牡羊座16度は、明らかに、魚座6度みたいに重要なことにコミットしたからです。
牡羊座16度は、させられたと言った方が正確です。
牡羊座16度が、ちょっとでも不真面目な要素や欲があれば、今も、生きていたでしょう。
サビアン度数牡羊座16度は、「日の入りに踊っている妖精たち」。
この度数は、「個としての自我が覚醒し、光を追いかけた結果、境界を超えてしまう」というテーマを持っています。
主な解釈
「させられた」牡羊座16度
自ら望んだわけではなく、強制的に運命に組み込まれたような感覚。個人の意思よりも、より大きな力(運命、使命、時代)に突き動かされる形です。
「欲や不真面目」があれば生き残った。
これは逆説的ですが、牡羊座16度がもつ純粋すぎるコミットメントの危うさを示しています。
自己犠牲や真っ直ぐすぎる正義感が、結果的に自己の命を縮めるような選択に繋がった可能性も。
対比:魚座6度との関係
魚座6度「正装して行進する将校」
こちらは、自己の意志で責任や使命に臨む度数になります。
自らの意思で重要な場所に立つイメージでしょう。
一方、牡羊座16度は、「巻き込まれた/担がれた」印象があり、自らの選択ではなく、
何か大いなる力によってその場に置かれた感覚があります。
命がけの度数という意味でこの度数にある種の烈しさ・潔さを感じ取っています。
「今も生きていた」という表現は、生き残るための処世術(欲や曖昧さ)を拒絶した結果としての死であり、
(あるいは社会的・精神的死)を意味しています。
肉体的が現実から消えてしまうことも含みます。
この度数を持つ人物像
燃えるような理想と使命感を持つがゆえに、適応や妥協が苦手でしょう。
「魂を賭ける瞬間」に出会いやすいかも知れません。
自我の一部が天に召されるような感覚と結びつきやすい傾向があります。
夕陽の火に召されて ―牡羊座16度の命題
世界の終わりを告げる赤い夕陽の下、踊っているのは誰なのか。
それは一人の青年──名前を「妖精ブラウニー」としよう。
彼は何かを望んだのではない。
ただ、彼は、そこに置かれてしまったのだ。
妖精ブラウニーは何の欲もなく、ただ日々を過ごしていた。
彼が特別だったのは、「何も望んでいなかった」ことだ。
その透明な魂は、ある日、業火の意思によって選ばれた。
それは、彼が生まれ持った牡羊座16度の命題──自我を超えて、火の先にある光へと運命づけられた魂の徴
だった。
お前は、自ら選ぶのではない。
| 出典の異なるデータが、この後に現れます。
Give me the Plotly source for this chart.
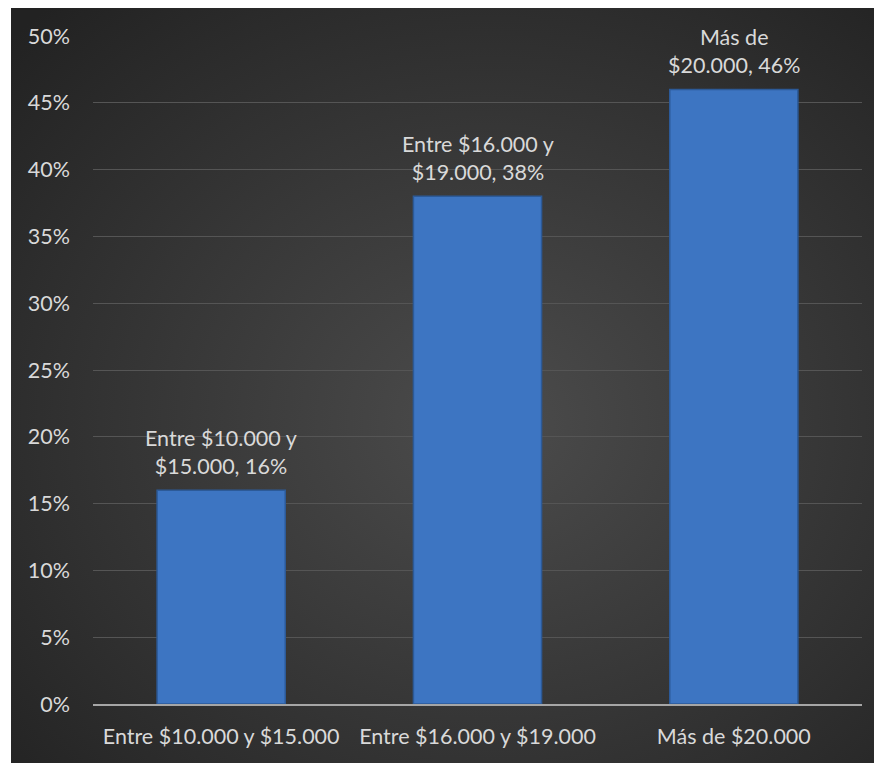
import base64
import plotly.graph_objects as go

categories = ["Entre $10.000 y $15.000", "Entre $16.000 y $19.000", "Más de $20.000"]
values = [16, 38, 46]
y_ticks = [0, 5, 10, 15, 20, 25, 30, 35, 40, 45, 50]
y_tick_labels = [f"{v}%" for v in y_ticks]

labels = []
for c, v in zip(categories, values):
    head, tail = c.rsplit(" ", 1)
    labels.append(f"{head}<br>{tail}, {v}%")

# page has an 8px body margin; compensate
OFF = 8
W, H = 882 - OFF, 763 - OFF
ml, mr, mt, mb = 93 - OFF, 20, 36 - OFF, 59
pw, ph = W - ml - mr, H - mt - mb

svg = (
    "<svg xmlns='http://www.w3.org/2000/svg' width='871' height='756' preserveAspectRatio='none'>"
    "<defs><radialGradient id='g' cx='55%' cy='55%' r='75%'>"
    "<stop offset='0' stop-color='#4c4c4c'/><stop offset='1' stop-color='#222222'/>"
    "</radialGradient></defs><rect width='871' height='756' fill='url(#g)'/></svg>"
)
src = "data:image/svg+xml;base64," + base64.b64encode(svg.encode()).decode()

font = "Lato, 'Open Sans', sans-serif"
txtcol = "#d9d9d9"
fs = 21.5

fig = go.Figure(
    go.Bar(
        x=categories,
        y=values,
        width=0.5,
        marker=dict(color="#3d75c2", line=dict(color="#2c5a98", width=1.5)),
        cliponaxis=False,
    )
)

for c, v, lab in zip(categories, values, labels):
    fig.add_annotation(
        x=c, y=v, text=lab, showarrow=False,
        xanchor="center", yanchor="bottom", yshift=9,
        font=dict(family=font, size=fs, color=txtcol),
        align="center",
    )

x0 = (3 - ml) / pw
x1 = (W - ml) / pw
y1 = (H - mb) / ph
y0 = (H - mb - H) / ph

fig.update_layout(
    width=W,
    height=H,
    margin=dict(l=ml, r=mr, t=mt, b=mb),
    paper_bgcolor="white",
    plot_bgcolor="rgba(0,0,0,0)",
    showlegend=False,
    images=[
        dict(
            source=src, xref="paper", yref="paper",
            x=x0, y=y1, sizex=x1 - x0, sizey=y1 - y0,
            xanchor="left", yanchor="top", sizing="stretch", layer="below",
        )
    ],
    xaxis=dict(
        showgrid=False,
        showline=True,
        linecolor="#a6a6a6",
        linewidth=2,
        ticks="",
        ticklabelstandoff=12,
        tickfont=dict(family=font, size=fs, color=txtcol),
        fixedrange=True,
    ),
    yaxis=dict(
        range=[0, 50],
        tickvals=y_ticks,
        ticktext=y_tick_labels,
        showgrid=True,
        gridcolor="#555555",
        gridwidth=1,
        zeroline=False,
        showline=False,
        ticks="",
        ticklabelstandoff=22,
        tickfont=dict(family=font, size=fs, color=txtcol),
        fixedrange=True,
    ),
)

fig.write_html("out.html")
お前は、選ばれる側だ・・・、このような意思を
妖精ブラウニーに強制した人たちがいた。
それは、親を初めとする周囲の人たちだったかも知れない。
彼の耳には、そう響いた。
だからこそ、彼は歌い踊った。
日の入りに。
この肉体が消えようとも、火に焼かれようとも。
「欲があれば、お前は生き残れた。」
そう告げたのは、魚座6度の将校の霊──かつて自らの意思で戦場を選び、死を超えた者。
将校は言う。
「私は自分の信念で行進した。お前は違う。お前は運命そのものだ。だから、お前は業火から降りられない。」
妖精ブラウニーの心に灯る葛藤。
「だったら……なぜ、踊らなければならない? なぜ、焼かれるとわかっていて、火の中へ?」
答えはない。
踊るしかなかった。
魂が、業火に祈るように。
炎が妖精ブラウニーを包む。
妖精ブラウニーの踊りは、誰の目にも狂気に映る。
けれど、彼の目は澄んでいた。
「生き延びるために、魂を汚すくらいなら、火に還る。」
その言葉を聞いた民衆は、周囲は、狂人と呼んだ。
けれど、一部の者は見ていた。
妖精ブラウニーを好きな人たちは、感じていた。
彼の周囲にだけ、妖精たちが集い、舞っていたことを。
彼は、「日の入りに踊る妖精たち」を見ることができる、唯一の人間だった。
一緒に踊ることが出来る人間だった。
妖精ブラウニーが消えた夜、街の空には火の精霊たちが現れた。
「烈しき魂よ、思いを受け取った。」
そして妖精ブラウニーの火は静かに沈んだ。
それは、理解されず、誰にも模倣できない魂の純度が、世界を一瞬だけ清めた。
人々はやがて忘れる。
だが、彼の魂が灯した火だけは、時を超えて、彼を愛したの記憶に刻まれ続けるだろう。